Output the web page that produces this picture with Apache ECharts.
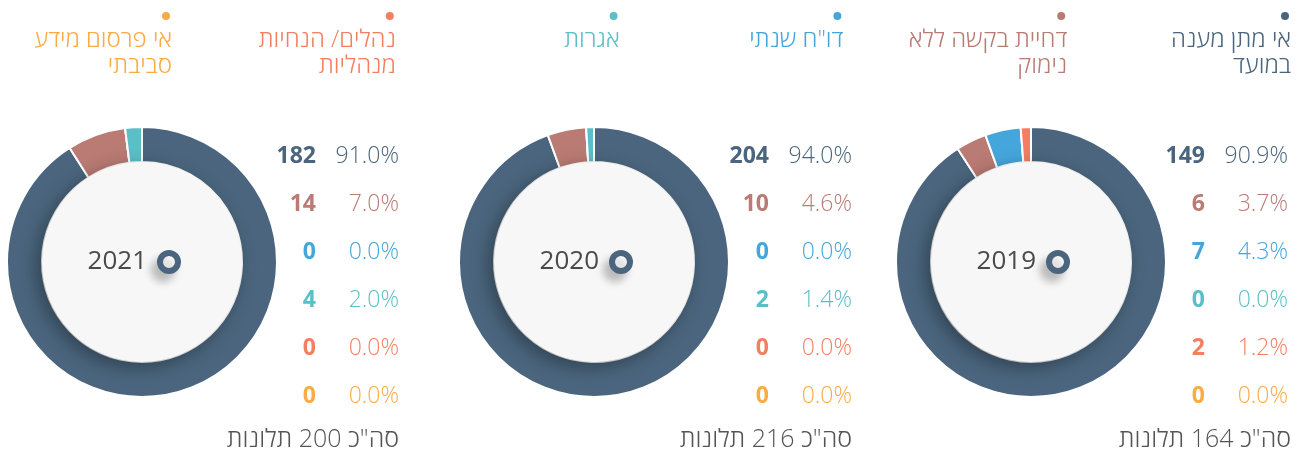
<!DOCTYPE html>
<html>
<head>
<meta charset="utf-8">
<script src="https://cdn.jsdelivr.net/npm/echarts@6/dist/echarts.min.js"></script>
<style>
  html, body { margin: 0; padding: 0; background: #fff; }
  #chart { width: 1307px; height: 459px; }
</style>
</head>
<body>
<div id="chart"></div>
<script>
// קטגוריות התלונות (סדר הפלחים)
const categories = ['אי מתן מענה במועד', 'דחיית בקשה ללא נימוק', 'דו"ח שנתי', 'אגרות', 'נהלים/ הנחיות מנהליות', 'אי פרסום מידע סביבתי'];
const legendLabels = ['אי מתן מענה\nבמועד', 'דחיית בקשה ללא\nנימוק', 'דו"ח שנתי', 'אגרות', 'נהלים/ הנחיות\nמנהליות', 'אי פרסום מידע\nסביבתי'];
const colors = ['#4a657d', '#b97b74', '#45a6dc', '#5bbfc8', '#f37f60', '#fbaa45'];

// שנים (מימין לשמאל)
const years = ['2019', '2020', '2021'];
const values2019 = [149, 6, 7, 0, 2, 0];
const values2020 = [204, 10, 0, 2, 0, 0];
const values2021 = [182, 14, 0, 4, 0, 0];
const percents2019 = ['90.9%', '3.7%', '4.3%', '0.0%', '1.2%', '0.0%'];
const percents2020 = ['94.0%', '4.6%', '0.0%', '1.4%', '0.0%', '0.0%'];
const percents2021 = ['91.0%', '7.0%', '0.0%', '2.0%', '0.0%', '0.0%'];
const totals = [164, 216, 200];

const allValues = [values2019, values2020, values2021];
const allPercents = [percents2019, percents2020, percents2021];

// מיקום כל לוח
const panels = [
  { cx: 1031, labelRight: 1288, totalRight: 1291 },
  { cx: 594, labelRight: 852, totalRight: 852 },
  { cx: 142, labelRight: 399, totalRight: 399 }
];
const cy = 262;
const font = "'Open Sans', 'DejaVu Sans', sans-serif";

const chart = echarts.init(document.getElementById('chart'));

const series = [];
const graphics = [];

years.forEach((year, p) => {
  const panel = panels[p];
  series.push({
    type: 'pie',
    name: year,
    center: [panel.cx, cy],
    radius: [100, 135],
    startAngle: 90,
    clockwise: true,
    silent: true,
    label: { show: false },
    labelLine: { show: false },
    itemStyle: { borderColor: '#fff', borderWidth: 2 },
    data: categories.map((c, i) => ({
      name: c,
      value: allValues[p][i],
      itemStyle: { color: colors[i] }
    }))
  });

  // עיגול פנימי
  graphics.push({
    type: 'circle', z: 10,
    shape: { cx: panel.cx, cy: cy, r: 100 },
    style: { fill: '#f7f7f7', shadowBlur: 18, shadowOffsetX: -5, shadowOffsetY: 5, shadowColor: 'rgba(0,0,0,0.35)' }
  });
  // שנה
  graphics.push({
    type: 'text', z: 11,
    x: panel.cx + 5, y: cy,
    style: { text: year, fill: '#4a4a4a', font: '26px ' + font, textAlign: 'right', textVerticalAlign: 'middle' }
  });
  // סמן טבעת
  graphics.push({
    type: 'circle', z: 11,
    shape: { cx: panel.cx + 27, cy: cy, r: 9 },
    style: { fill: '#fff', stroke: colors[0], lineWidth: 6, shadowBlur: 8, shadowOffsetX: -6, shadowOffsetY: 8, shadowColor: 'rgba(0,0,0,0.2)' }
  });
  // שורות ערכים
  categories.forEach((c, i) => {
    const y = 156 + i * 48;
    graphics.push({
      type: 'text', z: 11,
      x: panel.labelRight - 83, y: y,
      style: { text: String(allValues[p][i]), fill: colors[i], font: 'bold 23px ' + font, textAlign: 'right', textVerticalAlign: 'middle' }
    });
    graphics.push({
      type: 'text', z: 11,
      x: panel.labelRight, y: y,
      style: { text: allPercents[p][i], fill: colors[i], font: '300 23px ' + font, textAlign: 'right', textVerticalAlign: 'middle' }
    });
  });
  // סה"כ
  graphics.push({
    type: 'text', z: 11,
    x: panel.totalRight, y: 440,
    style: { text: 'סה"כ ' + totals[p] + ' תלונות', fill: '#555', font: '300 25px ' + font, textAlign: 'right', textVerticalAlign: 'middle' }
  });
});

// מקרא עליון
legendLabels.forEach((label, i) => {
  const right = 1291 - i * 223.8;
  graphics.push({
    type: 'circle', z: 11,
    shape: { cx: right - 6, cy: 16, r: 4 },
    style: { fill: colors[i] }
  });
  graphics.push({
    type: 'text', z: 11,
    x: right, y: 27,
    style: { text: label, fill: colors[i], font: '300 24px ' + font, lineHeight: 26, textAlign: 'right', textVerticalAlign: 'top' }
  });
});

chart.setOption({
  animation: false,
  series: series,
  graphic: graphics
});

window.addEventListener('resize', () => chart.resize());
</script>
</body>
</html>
※ ※ ※
Exclude every picture and copy the remaining data exactly.

The reply:
Output the web page that produces this picture with Apache ECharts.
<!DOCTYPE html>
<html>
<head>
<meta charset="utf-8">
<script src="https://cdn.jsdelivr.net/npm/echarts@6/dist/echarts.min.js"></script>
<style>
  html, body { margin: 0; padding: 0; background: #fff; }
  #chart { width: 1307px; height: 459px; }
</style>
</head>
<body>
<div id="chart"></div>
<script>
// קטגוריות התלונות (סדר הפלחים)
const categories = ['אי מתן מענה במועד', 'דחיית בקשה ללא נימוק', 'דו"ח שנתי', 'אגרות', 'נהלים/ הנחיות מנהליות', 'אי פרסום מידע סביבתי'];
const legendLabels = ['אי מתן מענה\nבמועד', 'דחיית בקשה ללא\nנימוק', 'דו"ח שנתי', 'אגרות', 'נהלים/ הנחיות\nמנהליות', 'אי פרסום מידע\nסביבתי'];
const colors = ['#4a657d', '#b97b74', '#45a6dc', '#5bbfc8', '#f37f60', '#fbaa45'];

// שנים (מימין לשמאל)
const years = ['2019', '2020', '2021'];
const values2019 = [149, 6, 7, 0, 2, 0];
const values2020 = [204, 10, 0, 2, 0, 0];
const values2021 = [182, 14, 0, 4, 0, 0];
const percents2019 = ['90.9%', '3.7%', '4.3%', '0.0%', '1.2%', '0.0%'];
const percents2020 = ['94.0%', '4.6%', '0.0%', '1.4%', '0.0%', '0.0%'];
const percents2021 = ['91.0%', '7.0%', '0.0%', '2.0%', '0.0%', '0.0%'];
const totals = [164, 216, 200];

const allValues = [values2019, values2020, values2021];
const allPercents = [percents2019, percents2020, percents2021];

// מיקום כל לוח
const panels = [
  { cx: 1031, labelRight: 1288, totalRight: 1291 },
  { cx: 594, labelRight: 852, totalRight: 852 },
  { cx: 142, labelRight: 399, totalRight: 399 }
];
const cy = 262;
const font = "'Open Sans', 'DejaVu Sans', sans-serif";

const chart = echarts.init(document.getElementById('chart'));

const series = [];
const graphics = [];

years.forEach((year, p) => {
  const panel = panels[p];
  series.push({
    type: 'pie',
    name: year,
    center: [panel.cx, cy],
    radius: [100, 135],
    startAngle: 90,
    clockwise: true,
    silent: true,
    label: { show: false },
    labelLine: { show: false },
    itemStyle: { borderColor: '#fff', borderWidth: 2 },
    data: categories.map((c, i) => ({
      name: c,
      value: allValues[p][i],
      itemStyle: { color: colors[i] }
    }))
  });

  // עיגול פנימי
  graphics.push({
    type: 'circle', z: 10,
    shape: { cx: panel.cx, cy: cy, r: 100 },
    style: { fill: '#f7f7f7', shadowBlur: 18, shadowOffsetX: -5, shadowOffsetY: 5, shadowColor: 'rgba(0,0,0,0.35)' }
  });
  // שנה
  graphics.push({
    type: 'text', z: 11,
    x: panel.cx + 5, y: cy,
    style: { text: year, fill: '#4a4a4a', font: '26px ' + font, textAlign: 'right', textVerticalAlign: 'middle' }
  });
  // סמן טבעת
  graphics.push({
    type: 'circle', z: 11,
    shape: { cx: panel.cx + 27, cy: cy, r: 9 },
    style: { fill: '#fff', stroke: colors[0], lineWidth: 6, shadowBlur: 8, shadowOffsetX: -6, shadowOffsetY: 8, shadowColor: 'rgba(0,0,0,0.2)' }
  });
  // שורות ערכים
  categories.forEach((c, i) => {
    const y = 156 + i * 48;
    graphics.push({
      type: 'text', z: 11,
      x: panel.labelRight - 83, y: y,
      style: { text: String(allValues[p][i]), fill: colors[i], font: 'bold 23px ' + font, textAlign: 'right', textVerticalAlign: 'middle' }
    });
    graphics.push({
      type: 'text', z: 11,
      x: panel.labelRight, y: y,
      style: { text: allPercents[p][i], fill: colors[i], font: '300 23px ' + font, textAlign: 'right', textVerticalAlign: 'middle' }
    });
  });
  // סה"כ
  graphics.push({
    type: 'text', z: 11,
    x: panel.totalRight, y: 440,
    style: { text: 'סה"כ ' + totals[p] + ' תלונות', fill: '#555', font: '300 25px ' + font, textAlign: 'right', textVerticalAlign: 'middle' }
  });
});

// מקרא עליון
legendLabels.forEach((label, i) => {
  const right = 1291 - i * 223.8;
  graphics.push({
    type: 'circle', z: 11,
    shape: { cx: right - 6, cy: 16, r: 4 },
    style: { fill: colors[i] }
  });
  graphics.push({
    type: 'text', z: 11,
    x: right, y: 27,
    style: { text: label, fill: colors[i], font: '300 24px ' + font, lineHeight: 26, textAlign: 'right', textVerticalAlign: 'top' }
  });
});

chart.setOption({
  animation: false,
  series: series,
  graphic: graphics
});

window.addEventListener('resize', () => chart.resize());
</script>
</body>
</html>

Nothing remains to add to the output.